-- To do --
Print only the lines from the top of the data through the line with "([yshift=19*0.03cm]r1a.north) -- ([yshift=19*0.03cm]r1g.north);", both included, skipping every picture.

═════ Stored data ═════

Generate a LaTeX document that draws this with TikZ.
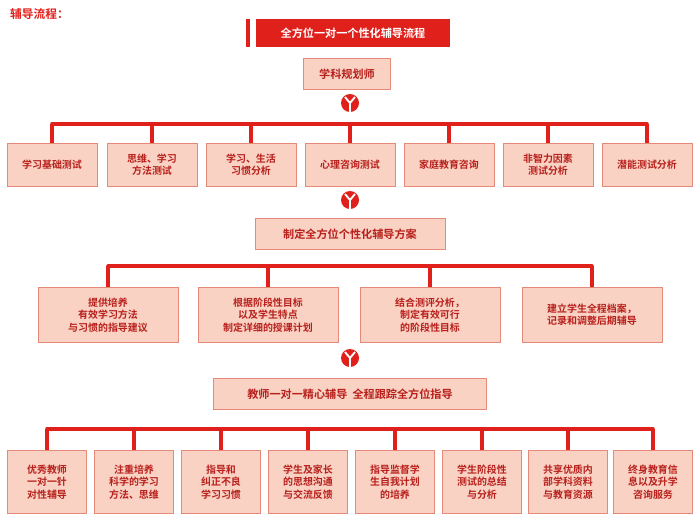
\documentclass[tikz,border=0pt]{standalone}
\usepackage{fontspec}
\setmainfont{Noto Sans CJK SC Bold}
\usetikzlibrary{positioning}
\definecolor{fdred}{HTML}{E0201B}
\definecolor{fdtext}{HTML}{B8201C}
\definecolor{fdpink}{HTML}{F9D2C4}
\definecolor{fdedge}{HTML}{E58A78}
\tikzset{
  x=0.03cm, y=-0.03cm,
  stepbox/.style={draw=fdedge, fill=fdpink, line width=0.8pt, text=fdtext,
    align=center, font=\fontsize{8.5}{10.5}\selectfont, inner sep=2pt,
    append after command={\pgfextra{\draw[white, dashed, line width=0.5pt]
      ([shift={(2pt,-2pt)}]\tikzlastnode.north west) rectangle
      ([shift={(-2pt,2pt)}]\tikzlastnode.south east);}}},
  bus/.style={fdred, line width=3pt},
}
\newcommand{\downmark}[2]{%
  \fill[fdred] (#1) circle (9);
  \draw[white, line width=1.6pt] ($(#1)+(-5,-6)$) -- (#1) -- ($(#1)+(5,-6)$);
  \draw[white, line width=1.6pt] (#1) -- ($(#1)+(0,9)$);
  \coordinate (#2) at (#1);}
\usetikzlibrary{calc}
\begin{document}
\begin{tikzpicture}
\useasboundingbox (0,0) rectangle (700,521);
\node[text=fdred, font=\fontsize{10}{12}\selectfont, anchor=west] (head) at (6,14) {辅导流程：};

% title
\fill[fdred] (246,19) rectangle (250,47);
\node[fill=fdred, text=white, minimum width=196\pgflinewidth, font=\fontsize{9.5}{12}\selectfont,
  minimum height=0.84cm, text width=5.6cm, align=center] (title) at (353,33) {全方位一对一个性化辅导流程};

% level 1
\node[stepbox, minimum width=2.6cm, minimum height=0.95cm, font=\fontsize{9.5}{12}\selectfont] (plan) at (347,74) {学科规划师};
\downmark{350,103}{m1}
\foreach \n/\cx/\txt in {a/52/学习基础测试, b/152/{思维、学习\\方法测试}, c/251/{学习、生活\\习惯分析},
    d/350/心理咨询测试, e/449/家庭教育咨询, f/548/{非智力因素\\测试分析}, g/647/潜能测试分析} {
  \node[stepbox, minimum width=2.7cm, minimum height=1.3cm, text width=2.4cm] (r1\n) at (\cx,165) {\txt};
  \draw[bus] (r1\n.north) -- ++(0,-19);
}
\draw[bus, line cap=round] ([yshift=19*0.03cm]r1a.north) -- ([yshift=19*0.03cm]r1g.north);

% level 2
\downmark{350,200}{m2}
\node[stepbox, minimum width=5.7cm, minimum height=0.95cm, font=\fontsize{9.5}{12}\selectfont] (scheme) at (350,234) {制定全方位个性化辅导方案};
\foreach \n/\cx/\txt in {a/108/{提供培养\\有效学习方法\\与习惯的指导建议}, b/268/{根据阶段性目标\\以及学生特点\\制定详细的授课计划},
    c/430/{结合测评分析，\\制定有效可行\\的阶段性目标}, d/592/{建立学生全程档案，\\记录和调整后期辅导}} {
  \node[stepbox, minimum width=4.2cm, minimum height=1.65cm, text width=4cm] (r2\n) at (\cx,315) {\txt};
  \draw[bus] (r2\n.north) -- ++(0,-21);
}
\draw[bus, line cap=round] ([yshift=21*0.03cm]r2a.north) -- ([yshift=21*0.03cm]r2d.north);

% level 3
\downmark{350,358}{m3}
\node[stepbox, minimum width=8.2cm, minimum height=0.95cm, font=\fontsize{9.5}{12}\selectfont] (teach) at (350,394) {教师一对一精心辅导\ \ 全程跟踪全方位指导};
\foreach \n/\cx/\txt in {a/47/{优秀教师\\一对一针\\对性辅导}, b/134/{注重培养\\科学的学习\\方法、思维}, c/221/{指导和\\纠正不良\\学习习惯},
    d/308/{学生及家长\\的思想沟通\\与交流反馈}, e/395/{指导监督学\\生自我计划\\的培养}, f/482/{学生阶段性\\测试的总结\\与分析},
    g/568/{共享优质内\\部学科资料\\与教育资源}, h/653/{终身教育信\\息以及升学\\咨询服务}} {
  \node[stepbox, minimum width=2.35cm, minimum height=1.9cm, text width=2.2cm] (r3\n) at (\cx,482) {\txt};
  \draw[bus] (r3\n.north) -- ++(0,-21);
}
\draw[bus, line cap=round] ([yshift=21*0.03cm]r3a.north) -- ([yshift=21*0.03cm]r3h.north);
\end{tikzpicture}
\end{document}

═════

-- Problem solution --
Generate a LaTeX document that draws this with TikZ.
\documentclass[tikz,border=0pt]{standalone}
\usepackage{fontspec}
\setmainfont{Noto Sans CJK SC Bold}
\usetikzlibrary{positioning}
\definecolor{fdred}{HTML}{E0201B}
\definecolor{fdtext}{HTML}{B8201C}
\definecolor{fdpink}{HTML}{F9D2C4}
\definecolor{fdedge}{HTML}{E58A78}
\tikzset{
  x=0.03cm, y=-0.03cm,
  stepbox/.style={draw=fdedge, fill=fdpink, line width=0.8pt, text=fdtext,
    align=center, font=\fontsize{8.5}{10.5}\selectfont, inner sep=2pt,
    append after command={\pgfextra{\draw[white, dashed, line width=0.5pt]
      ([shift={(2pt,-2pt)}]\tikzlastnode.north west) rectangle
      ([shift={(-2pt,2pt)}]\tikzlastnode.south east);}}},
  bus/.style={fdred, line width=3pt},
}
\newcommand{\downmark}[2]{%
  \fill[fdred] (#1) circle (9);
  \draw[white, line width=1.6pt] ($(#1)+(-5,-6)$) -- (#1) -- ($(#1)+(5,-6)$);
  \draw[white, line width=1.6pt] (#1) -- ($(#1)+(0,9)$);
  \coordinate (#2) at (#1);}
\usetikzlibrary{calc}
\begin{document}
\begin{tikzpicture}
\useasboundingbox (0,0) rectangle (700,521);
\node[text=fdred, font=\fontsize{10}{12}\selectfont, anchor=west] (head) at (6,14) {辅导流程：};

% title
\fill[fdred] (246,19) rectangle (250,47);
\node[fill=fdred, text=white, minimum width=196\pgflinewidth, font=\fontsize{9.5}{12}\selectfont,
  minimum height=0.84cm, text width=5.6cm, align=center] (title) at (353,33) {全方位一对一个性化辅导流程};

% level 1
\node[stepbox, minimum width=2.6cm, minimum height=0.95cm, font=\fontsize{9.5}{12}\selectfont] (plan) at (347,74) {学科规划师};
\downmark{350,103}{m1}
\foreach \n/\cx/\txt in {a/52/学习基础测试, b/152/{思维、学习\\方法测试}, c/251/{学习、生活\\习惯分析},
    d/350/心理咨询测试, e/449/家庭教育咨询, f/548/{非智力因素\\测试分析}, g/647/潜能测试分析} {
  \node[stepbox, minimum width=2.7cm, minimum height=1.3cm, text width=2.4cm] (r1\n) at (\cx,165) {\txt};
  \draw[bus] (r1\n.north) -- ++(0,-19);
}
\draw[bus, line cap=round] ([yshift=19*0.03cm]r1a.north) -- ([yshift=19*0.03cm]r1g.north);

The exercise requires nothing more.